--- BEGIN Records ---

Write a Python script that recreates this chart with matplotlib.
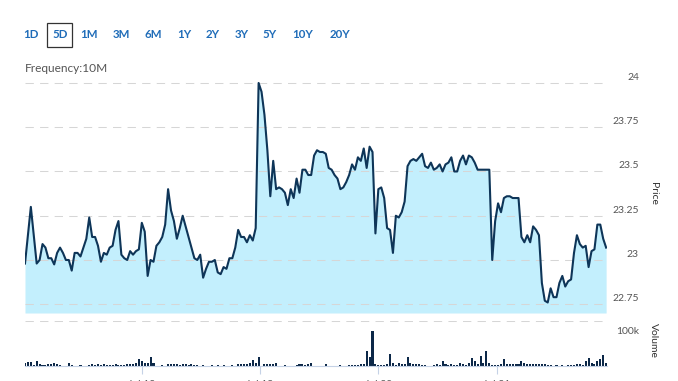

--- END Records ---
--- BEGIN Records ---

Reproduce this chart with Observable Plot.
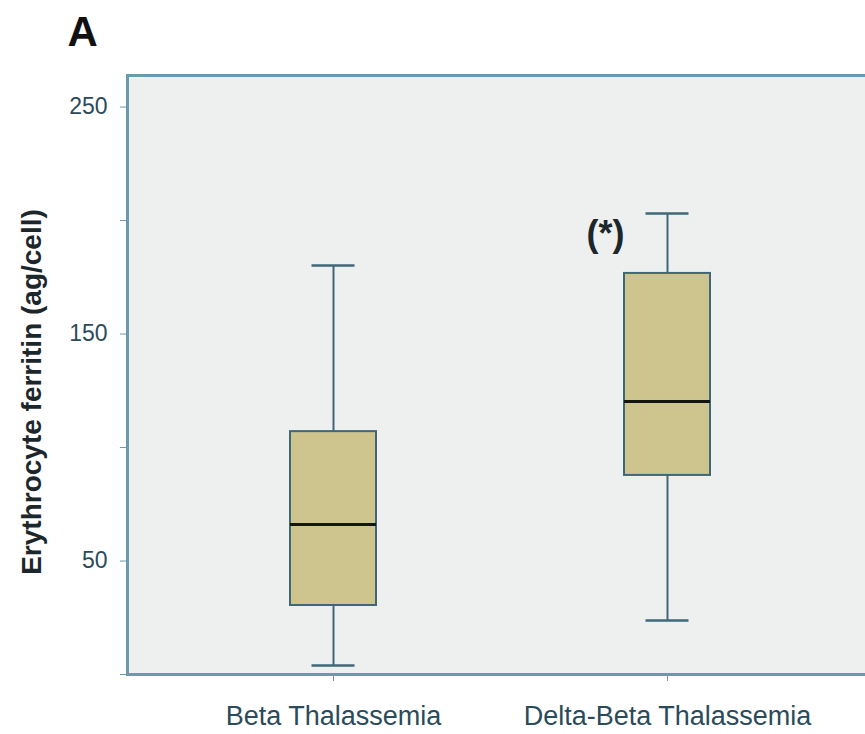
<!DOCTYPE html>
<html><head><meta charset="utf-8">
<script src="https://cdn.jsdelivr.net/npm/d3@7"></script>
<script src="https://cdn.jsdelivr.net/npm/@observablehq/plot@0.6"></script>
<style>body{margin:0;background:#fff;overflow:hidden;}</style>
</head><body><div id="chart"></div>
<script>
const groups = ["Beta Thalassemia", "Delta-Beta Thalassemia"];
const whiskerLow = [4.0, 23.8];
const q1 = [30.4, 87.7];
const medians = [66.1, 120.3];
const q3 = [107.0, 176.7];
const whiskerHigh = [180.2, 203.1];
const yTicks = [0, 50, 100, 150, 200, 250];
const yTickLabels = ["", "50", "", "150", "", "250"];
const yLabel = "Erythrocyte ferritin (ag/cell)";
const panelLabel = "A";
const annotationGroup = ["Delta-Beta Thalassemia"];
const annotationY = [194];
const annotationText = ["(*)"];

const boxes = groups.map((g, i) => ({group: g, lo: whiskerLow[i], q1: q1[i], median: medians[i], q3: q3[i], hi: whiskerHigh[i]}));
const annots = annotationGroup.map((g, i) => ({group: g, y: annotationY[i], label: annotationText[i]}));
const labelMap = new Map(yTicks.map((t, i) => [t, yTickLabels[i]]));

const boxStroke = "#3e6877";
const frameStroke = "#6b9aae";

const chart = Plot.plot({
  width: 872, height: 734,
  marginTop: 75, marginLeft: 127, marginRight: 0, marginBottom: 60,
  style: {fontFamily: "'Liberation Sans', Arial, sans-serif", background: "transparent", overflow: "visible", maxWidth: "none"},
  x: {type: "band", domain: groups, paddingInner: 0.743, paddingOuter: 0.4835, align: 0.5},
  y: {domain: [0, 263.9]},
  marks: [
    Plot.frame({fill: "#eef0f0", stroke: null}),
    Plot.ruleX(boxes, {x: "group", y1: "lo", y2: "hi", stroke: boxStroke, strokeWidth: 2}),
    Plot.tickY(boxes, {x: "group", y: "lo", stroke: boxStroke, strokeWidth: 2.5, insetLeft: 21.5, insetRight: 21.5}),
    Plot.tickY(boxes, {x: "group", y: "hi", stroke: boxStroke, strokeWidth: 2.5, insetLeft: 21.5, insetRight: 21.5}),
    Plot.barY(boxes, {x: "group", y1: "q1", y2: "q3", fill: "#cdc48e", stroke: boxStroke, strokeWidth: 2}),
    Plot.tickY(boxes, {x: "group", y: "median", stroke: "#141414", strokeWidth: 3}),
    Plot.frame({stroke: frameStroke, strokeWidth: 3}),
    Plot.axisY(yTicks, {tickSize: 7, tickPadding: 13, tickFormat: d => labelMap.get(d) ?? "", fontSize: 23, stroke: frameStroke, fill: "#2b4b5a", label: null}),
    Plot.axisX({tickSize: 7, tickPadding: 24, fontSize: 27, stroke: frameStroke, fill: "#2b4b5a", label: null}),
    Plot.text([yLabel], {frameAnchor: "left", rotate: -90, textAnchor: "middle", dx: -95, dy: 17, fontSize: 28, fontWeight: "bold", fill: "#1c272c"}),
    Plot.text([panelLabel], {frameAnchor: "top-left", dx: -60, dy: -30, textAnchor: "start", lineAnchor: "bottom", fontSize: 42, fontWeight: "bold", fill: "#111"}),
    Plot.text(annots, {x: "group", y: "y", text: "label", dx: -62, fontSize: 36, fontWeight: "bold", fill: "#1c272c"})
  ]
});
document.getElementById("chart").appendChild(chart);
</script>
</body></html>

--- END Records ---
--- BEGIN Records ---

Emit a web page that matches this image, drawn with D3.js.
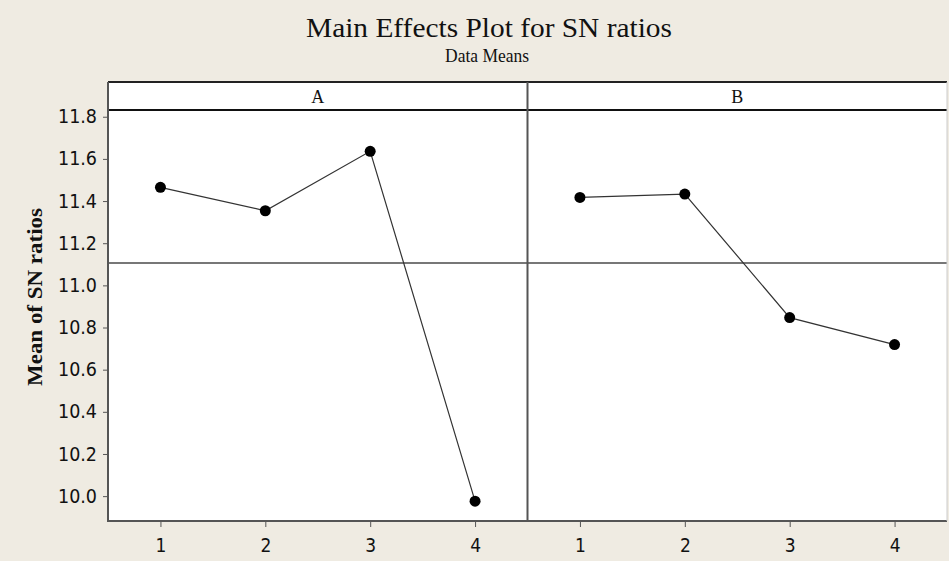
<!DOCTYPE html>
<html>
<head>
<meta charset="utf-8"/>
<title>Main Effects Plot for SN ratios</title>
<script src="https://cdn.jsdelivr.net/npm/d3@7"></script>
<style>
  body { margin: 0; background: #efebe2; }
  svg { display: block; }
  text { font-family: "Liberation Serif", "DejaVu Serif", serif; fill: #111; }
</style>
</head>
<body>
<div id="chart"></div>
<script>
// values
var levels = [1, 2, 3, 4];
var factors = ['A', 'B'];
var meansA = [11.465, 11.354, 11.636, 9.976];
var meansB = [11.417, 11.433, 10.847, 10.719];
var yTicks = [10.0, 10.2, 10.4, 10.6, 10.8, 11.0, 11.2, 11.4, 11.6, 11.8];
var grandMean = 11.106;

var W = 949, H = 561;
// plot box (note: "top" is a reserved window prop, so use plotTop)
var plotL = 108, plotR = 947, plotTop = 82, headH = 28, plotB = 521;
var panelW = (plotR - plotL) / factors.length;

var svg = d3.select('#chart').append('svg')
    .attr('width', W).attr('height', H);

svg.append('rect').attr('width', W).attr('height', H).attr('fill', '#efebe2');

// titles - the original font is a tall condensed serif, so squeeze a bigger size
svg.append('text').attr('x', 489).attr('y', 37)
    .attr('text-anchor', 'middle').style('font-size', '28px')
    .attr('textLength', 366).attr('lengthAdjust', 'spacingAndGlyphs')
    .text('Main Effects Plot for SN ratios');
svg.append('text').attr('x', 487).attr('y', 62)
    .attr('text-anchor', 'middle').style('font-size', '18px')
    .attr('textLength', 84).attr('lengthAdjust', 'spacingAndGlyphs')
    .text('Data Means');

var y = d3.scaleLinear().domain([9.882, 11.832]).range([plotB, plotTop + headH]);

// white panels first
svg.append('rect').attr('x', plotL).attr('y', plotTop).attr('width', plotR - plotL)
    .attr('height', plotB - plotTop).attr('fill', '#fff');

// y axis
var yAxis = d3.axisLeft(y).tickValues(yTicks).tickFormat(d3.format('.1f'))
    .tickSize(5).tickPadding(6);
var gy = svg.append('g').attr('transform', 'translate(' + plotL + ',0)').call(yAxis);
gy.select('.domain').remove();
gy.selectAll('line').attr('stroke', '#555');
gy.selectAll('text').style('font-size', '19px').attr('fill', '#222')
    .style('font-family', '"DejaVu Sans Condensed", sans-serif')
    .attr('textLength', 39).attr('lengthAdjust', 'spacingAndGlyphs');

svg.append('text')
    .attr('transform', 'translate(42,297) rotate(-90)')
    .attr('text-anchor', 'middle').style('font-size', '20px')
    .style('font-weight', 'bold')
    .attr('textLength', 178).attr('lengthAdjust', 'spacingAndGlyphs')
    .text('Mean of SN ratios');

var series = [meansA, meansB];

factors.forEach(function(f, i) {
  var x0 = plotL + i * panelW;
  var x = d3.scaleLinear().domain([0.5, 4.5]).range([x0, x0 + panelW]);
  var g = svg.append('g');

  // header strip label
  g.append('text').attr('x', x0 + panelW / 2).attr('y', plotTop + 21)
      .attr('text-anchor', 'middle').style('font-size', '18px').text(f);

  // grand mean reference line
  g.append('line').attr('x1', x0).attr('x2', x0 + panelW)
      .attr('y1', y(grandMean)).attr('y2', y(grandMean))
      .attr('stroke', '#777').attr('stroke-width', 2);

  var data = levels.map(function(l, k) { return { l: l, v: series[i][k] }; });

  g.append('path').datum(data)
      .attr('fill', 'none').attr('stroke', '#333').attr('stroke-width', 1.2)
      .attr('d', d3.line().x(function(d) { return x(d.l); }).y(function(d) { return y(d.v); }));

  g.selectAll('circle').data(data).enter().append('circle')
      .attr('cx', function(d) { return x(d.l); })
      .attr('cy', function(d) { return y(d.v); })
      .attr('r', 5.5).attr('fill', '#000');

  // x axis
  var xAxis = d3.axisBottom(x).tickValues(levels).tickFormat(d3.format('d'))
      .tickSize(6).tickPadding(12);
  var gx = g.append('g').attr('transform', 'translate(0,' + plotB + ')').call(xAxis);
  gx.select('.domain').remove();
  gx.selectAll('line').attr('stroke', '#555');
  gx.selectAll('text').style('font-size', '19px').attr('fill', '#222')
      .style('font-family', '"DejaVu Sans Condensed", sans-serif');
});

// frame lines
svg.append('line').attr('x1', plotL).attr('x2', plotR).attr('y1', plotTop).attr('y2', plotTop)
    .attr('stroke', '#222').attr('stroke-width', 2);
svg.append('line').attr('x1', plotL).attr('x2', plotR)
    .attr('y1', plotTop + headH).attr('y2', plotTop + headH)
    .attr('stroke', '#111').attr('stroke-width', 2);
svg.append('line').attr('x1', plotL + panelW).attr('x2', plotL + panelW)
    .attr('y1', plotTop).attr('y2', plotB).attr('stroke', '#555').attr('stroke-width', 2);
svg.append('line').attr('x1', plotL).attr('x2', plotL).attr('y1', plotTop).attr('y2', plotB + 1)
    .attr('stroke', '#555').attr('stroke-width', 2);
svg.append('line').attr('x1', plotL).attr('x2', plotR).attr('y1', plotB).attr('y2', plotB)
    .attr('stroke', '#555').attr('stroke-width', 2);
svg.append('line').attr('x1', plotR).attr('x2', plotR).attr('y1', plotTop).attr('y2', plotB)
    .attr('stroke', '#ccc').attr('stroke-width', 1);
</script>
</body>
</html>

--- END Records ---

** Goal of the exercise **
Return every line containing "that".

** Output for this task **
Write a Python script that recreates this chart with matplotlib.
Emit a web page that matches this image, drawn with D3.js.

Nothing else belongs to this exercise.